**Material to process**

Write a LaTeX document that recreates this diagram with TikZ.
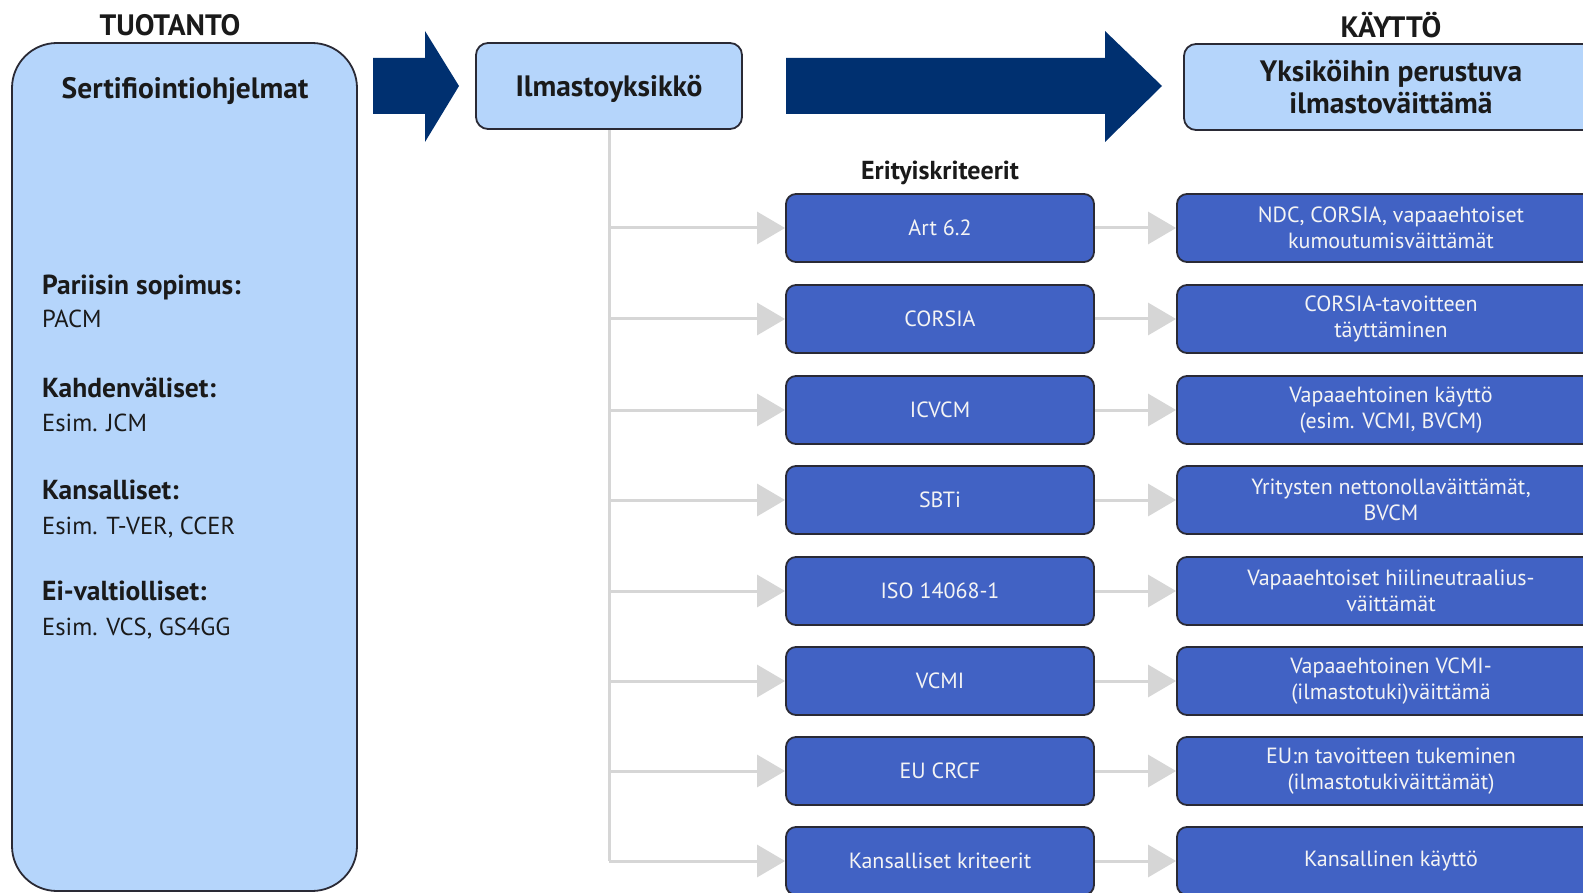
...
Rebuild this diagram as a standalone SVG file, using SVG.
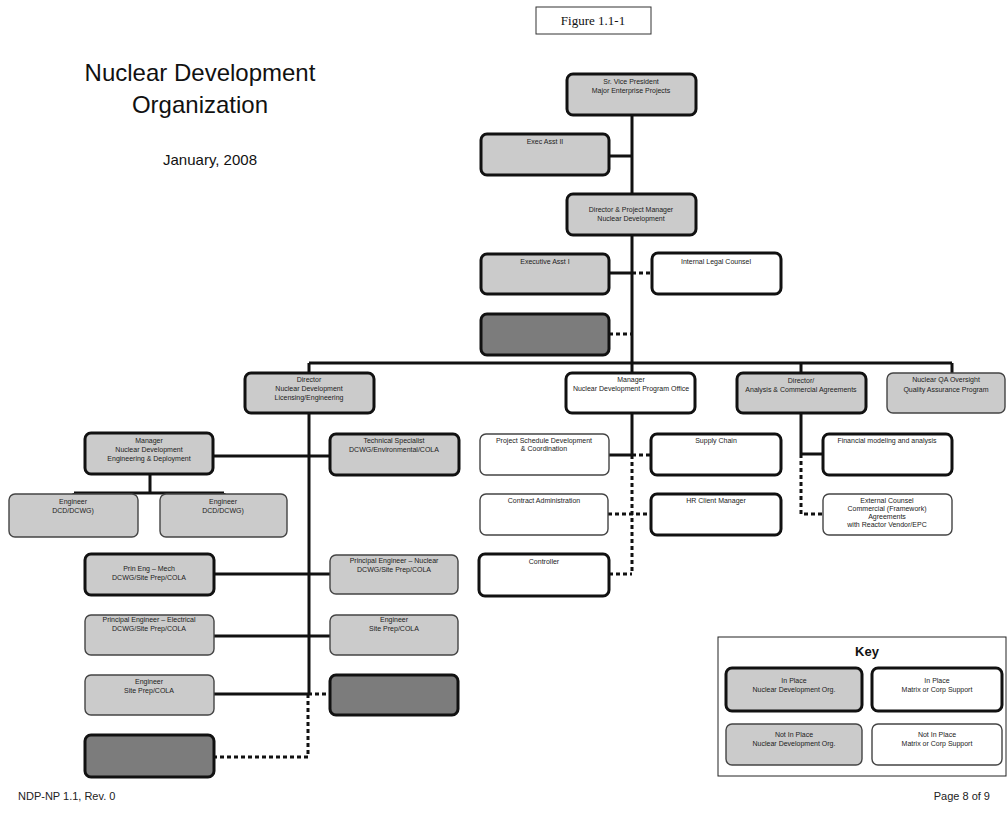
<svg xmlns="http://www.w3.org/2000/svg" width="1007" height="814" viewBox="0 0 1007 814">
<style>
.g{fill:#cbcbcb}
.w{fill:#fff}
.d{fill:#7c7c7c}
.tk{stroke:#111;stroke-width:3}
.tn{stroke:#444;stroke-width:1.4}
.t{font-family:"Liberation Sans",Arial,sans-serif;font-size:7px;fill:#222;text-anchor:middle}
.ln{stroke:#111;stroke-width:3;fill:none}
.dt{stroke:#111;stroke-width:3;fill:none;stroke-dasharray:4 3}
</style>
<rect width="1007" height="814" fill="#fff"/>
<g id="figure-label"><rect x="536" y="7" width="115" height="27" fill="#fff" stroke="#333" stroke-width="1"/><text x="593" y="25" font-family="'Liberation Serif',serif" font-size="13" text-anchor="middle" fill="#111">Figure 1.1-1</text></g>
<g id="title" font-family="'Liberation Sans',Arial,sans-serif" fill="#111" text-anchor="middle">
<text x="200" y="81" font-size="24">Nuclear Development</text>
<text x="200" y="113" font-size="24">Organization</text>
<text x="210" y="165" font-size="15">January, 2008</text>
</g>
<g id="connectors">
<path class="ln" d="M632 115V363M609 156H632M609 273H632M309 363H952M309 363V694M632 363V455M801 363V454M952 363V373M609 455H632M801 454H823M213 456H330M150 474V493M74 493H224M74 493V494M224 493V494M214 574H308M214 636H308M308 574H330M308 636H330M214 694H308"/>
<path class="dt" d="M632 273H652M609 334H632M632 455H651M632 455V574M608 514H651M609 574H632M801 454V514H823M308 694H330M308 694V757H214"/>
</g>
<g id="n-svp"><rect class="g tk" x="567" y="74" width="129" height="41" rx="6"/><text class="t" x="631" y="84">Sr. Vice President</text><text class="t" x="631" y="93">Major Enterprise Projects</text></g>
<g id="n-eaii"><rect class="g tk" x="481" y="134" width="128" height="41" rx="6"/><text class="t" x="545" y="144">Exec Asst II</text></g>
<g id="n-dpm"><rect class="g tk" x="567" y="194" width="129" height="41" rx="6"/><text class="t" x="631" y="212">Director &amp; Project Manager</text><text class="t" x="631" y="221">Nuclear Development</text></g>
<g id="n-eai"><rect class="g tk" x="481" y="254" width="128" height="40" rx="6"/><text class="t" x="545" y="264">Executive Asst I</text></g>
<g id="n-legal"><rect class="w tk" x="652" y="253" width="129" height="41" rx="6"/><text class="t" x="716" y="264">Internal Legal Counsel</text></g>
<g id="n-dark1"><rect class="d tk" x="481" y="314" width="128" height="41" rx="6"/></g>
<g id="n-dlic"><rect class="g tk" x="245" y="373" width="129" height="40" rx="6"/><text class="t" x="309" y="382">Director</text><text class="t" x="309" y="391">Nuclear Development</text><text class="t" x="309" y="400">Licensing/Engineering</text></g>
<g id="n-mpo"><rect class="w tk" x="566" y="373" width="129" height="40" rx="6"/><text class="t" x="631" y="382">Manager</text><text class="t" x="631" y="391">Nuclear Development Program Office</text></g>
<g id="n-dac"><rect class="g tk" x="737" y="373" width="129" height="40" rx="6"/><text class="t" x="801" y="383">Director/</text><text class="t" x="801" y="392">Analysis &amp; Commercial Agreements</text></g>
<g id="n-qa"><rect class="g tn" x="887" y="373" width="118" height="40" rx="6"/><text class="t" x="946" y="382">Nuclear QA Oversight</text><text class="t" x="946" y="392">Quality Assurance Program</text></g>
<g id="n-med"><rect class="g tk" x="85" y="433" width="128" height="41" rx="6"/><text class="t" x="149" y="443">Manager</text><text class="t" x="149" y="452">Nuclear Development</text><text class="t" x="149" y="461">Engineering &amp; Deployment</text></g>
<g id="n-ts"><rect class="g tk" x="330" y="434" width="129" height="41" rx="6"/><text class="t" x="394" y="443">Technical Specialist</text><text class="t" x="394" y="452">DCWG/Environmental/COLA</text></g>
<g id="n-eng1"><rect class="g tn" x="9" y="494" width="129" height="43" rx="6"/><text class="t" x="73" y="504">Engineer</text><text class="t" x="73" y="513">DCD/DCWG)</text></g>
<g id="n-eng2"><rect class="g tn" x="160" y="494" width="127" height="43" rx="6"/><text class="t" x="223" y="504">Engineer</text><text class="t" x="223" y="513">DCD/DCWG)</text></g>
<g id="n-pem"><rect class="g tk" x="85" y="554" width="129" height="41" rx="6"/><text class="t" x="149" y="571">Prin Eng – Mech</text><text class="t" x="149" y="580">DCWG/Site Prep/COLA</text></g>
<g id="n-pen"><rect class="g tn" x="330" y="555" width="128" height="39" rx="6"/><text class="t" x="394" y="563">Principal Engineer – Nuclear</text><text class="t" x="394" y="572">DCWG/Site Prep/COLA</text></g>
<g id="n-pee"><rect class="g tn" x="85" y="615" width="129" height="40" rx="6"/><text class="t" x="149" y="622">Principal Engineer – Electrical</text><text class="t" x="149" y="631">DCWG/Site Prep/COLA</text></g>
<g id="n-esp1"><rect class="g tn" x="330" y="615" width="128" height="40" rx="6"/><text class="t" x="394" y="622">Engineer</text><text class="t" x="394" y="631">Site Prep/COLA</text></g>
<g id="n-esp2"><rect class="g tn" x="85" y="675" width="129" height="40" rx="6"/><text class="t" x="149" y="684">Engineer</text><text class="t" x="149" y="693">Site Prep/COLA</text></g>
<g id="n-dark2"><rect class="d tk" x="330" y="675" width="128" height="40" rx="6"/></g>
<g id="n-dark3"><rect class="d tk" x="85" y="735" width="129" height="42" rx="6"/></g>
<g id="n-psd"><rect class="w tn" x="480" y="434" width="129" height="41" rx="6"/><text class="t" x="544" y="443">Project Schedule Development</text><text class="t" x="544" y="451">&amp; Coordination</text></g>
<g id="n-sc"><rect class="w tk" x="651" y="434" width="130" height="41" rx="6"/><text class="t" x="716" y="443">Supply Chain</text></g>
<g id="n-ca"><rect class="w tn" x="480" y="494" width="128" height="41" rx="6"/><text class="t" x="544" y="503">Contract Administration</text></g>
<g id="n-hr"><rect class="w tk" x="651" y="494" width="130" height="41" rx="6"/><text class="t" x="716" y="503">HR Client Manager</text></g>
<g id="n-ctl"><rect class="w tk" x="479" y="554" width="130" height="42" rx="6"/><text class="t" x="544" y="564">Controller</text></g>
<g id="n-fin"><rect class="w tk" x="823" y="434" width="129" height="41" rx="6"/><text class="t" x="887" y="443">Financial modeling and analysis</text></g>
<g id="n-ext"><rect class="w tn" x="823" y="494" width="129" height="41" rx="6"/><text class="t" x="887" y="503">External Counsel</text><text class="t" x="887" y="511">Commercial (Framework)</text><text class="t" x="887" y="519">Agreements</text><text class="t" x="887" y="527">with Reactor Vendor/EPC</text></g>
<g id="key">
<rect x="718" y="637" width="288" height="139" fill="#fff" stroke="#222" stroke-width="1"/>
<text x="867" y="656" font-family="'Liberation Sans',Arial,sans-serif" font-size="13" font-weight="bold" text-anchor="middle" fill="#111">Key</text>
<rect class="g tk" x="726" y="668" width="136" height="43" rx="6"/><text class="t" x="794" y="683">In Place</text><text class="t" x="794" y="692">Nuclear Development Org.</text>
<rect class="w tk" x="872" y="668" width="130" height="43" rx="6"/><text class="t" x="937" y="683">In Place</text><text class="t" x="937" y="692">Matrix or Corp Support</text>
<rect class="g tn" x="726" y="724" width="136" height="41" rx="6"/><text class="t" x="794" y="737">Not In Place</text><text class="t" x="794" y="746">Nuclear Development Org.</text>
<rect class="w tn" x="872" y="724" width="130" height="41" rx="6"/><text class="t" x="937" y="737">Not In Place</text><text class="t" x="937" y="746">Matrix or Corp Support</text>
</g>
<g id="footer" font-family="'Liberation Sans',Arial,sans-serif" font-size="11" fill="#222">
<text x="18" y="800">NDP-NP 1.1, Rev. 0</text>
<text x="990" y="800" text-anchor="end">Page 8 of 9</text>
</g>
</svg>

**Work to be completed**
Give the number of lines in the data that contain "this", with no other words.

**Output of the task**
2